**Task input**:
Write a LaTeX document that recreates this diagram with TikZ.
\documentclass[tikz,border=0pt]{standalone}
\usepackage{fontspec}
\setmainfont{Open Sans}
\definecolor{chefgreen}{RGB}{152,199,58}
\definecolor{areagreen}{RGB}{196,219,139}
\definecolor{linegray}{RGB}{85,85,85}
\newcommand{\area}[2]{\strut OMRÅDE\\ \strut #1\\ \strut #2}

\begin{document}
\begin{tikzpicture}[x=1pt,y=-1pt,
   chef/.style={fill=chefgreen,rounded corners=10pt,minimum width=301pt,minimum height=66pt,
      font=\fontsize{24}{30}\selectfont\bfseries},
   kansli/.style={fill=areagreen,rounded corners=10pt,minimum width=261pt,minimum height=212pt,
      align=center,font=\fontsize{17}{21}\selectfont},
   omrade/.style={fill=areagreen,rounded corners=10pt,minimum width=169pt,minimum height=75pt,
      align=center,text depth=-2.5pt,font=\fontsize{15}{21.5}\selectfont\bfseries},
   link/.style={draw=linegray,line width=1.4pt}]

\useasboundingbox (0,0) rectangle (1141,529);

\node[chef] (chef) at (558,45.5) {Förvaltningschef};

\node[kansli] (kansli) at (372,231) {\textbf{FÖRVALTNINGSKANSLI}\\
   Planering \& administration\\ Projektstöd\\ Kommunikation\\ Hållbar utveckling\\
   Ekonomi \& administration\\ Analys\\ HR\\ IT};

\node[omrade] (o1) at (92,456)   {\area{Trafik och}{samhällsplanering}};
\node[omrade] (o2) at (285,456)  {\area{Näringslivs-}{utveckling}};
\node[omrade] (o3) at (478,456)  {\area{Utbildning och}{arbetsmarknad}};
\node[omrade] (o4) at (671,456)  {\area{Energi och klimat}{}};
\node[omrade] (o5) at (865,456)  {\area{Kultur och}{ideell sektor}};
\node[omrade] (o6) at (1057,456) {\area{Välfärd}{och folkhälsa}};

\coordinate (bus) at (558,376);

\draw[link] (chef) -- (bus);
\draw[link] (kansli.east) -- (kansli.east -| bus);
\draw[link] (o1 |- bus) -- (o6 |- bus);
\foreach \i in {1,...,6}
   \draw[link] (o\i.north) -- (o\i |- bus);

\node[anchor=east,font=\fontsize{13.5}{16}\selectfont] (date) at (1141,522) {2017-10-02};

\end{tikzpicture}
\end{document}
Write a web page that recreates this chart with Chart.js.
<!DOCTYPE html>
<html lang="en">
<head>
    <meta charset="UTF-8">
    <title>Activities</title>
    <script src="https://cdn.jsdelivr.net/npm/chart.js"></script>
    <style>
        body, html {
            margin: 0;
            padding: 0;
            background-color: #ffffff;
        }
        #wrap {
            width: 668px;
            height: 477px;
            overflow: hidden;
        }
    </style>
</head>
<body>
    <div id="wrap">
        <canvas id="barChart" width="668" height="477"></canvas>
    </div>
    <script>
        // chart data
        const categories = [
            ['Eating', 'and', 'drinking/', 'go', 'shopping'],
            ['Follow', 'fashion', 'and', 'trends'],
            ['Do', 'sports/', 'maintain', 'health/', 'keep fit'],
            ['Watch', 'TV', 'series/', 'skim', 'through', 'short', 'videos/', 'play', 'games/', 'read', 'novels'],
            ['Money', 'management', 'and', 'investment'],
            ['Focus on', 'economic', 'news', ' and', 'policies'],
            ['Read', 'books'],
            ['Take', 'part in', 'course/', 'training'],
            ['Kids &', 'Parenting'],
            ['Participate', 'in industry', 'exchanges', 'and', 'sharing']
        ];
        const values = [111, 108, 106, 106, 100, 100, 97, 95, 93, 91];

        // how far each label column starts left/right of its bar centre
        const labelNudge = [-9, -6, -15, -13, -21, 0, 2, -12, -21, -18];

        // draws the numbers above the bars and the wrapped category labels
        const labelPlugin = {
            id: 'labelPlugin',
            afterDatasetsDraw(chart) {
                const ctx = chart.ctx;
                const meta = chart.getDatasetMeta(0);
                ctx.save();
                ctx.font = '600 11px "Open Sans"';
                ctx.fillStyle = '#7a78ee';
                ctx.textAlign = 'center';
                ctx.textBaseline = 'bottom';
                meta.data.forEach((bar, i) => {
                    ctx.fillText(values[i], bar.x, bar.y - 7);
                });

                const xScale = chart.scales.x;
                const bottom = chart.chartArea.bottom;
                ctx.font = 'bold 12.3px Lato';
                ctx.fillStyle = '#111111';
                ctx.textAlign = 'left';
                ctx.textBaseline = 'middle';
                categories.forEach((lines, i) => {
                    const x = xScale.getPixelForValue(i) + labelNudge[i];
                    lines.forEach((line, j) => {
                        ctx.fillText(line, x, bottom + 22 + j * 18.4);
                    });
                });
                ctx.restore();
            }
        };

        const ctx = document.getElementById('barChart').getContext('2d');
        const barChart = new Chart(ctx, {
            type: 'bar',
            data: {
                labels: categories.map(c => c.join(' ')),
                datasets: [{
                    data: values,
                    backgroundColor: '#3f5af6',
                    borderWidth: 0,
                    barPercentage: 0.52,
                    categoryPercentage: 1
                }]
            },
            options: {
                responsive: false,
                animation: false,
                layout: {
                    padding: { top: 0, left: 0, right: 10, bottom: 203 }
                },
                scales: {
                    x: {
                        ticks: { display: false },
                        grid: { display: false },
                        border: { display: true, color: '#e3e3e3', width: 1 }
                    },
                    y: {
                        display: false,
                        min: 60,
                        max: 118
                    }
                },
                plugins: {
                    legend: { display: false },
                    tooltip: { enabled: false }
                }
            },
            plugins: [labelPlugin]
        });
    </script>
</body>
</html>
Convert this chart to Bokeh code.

**What is required**:
Take the lines from the start of the records through the line holding "(o\i |- bus);", both included, and please print them exactly, with nothing else.

**Written solution**:
Write a LaTeX document that recreates this diagram with TikZ.
\documentclass[tikz,border=0pt]{standalone}
\usepackage{fontspec}
\setmainfont{Open Sans}
\definecolor{chefgreen}{RGB}{152,199,58}
\definecolor{areagreen}{RGB}{196,219,139}
\definecolor{linegray}{RGB}{85,85,85}
\newcommand{\area}[2]{\strut OMRÅDE\\ \strut #1\\ \strut #2}

\begin{document}
\begin{tikzpicture}[x=1pt,y=-1pt,
   chef/.style={fill=chefgreen,rounded corners=10pt,minimum width=301pt,minimum height=66pt,
      font=\fontsize{24}{30}\selectfont\bfseries},
   kansli/.style={fill=areagreen,rounded corners=10pt,minimum width=261pt,minimum height=212pt,
      align=center,font=\fontsize{17}{21}\selectfont},
   omrade/.style={fill=areagreen,rounded corners=10pt,minimum width=169pt,minimum height=75pt,
      align=center,text depth=-2.5pt,font=\fontsize{15}{21.5}\selectfont\bfseries},
   link/.style={draw=linegray,line width=1.4pt}]

\useasboundingbox (0,0) rectangle (1141,529);

\node[chef] (chef) at (558,45.5) {Förvaltningschef};

\node[kansli] (kansli) at (372,231) {\textbf{FÖRVALTNINGSKANSLI}\\
   Planering \& administration\\ Projektstöd\\ Kommunikation\\ Hållbar utveckling\\
   Ekonomi \& administration\\ Analys\\ HR\\ IT};

\node[omrade] (o1) at (92,456)   {\area{Trafik och}{samhällsplanering}};
\node[omrade] (o2) at (285,456)  {\area{Näringslivs-}{utveckling}};
\node[omrade] (o3) at (478,456)  {\area{Utbildning och}{arbetsmarknad}};
\node[omrade] (o4) at (671,456)  {\area{Energi och klimat}{}};
\node[omrade] (o5) at (865,456)  {\area{Kultur och}{ideell sektor}};
\node[omrade] (o6) at (1057,456) {\area{Välfärd}{och folkhälsa}};

\coordinate (bus) at (558,376);

\draw[link] (chef) -- (bus);
\draw[link] (kansli.east) -- (kansli.east -| bus);
\draw[link] (o1 |- bus) -- (o6 |- bus);
\foreach \i in {1,...,6}
   \draw[link] (o\i.north) -- (o\i |- bus);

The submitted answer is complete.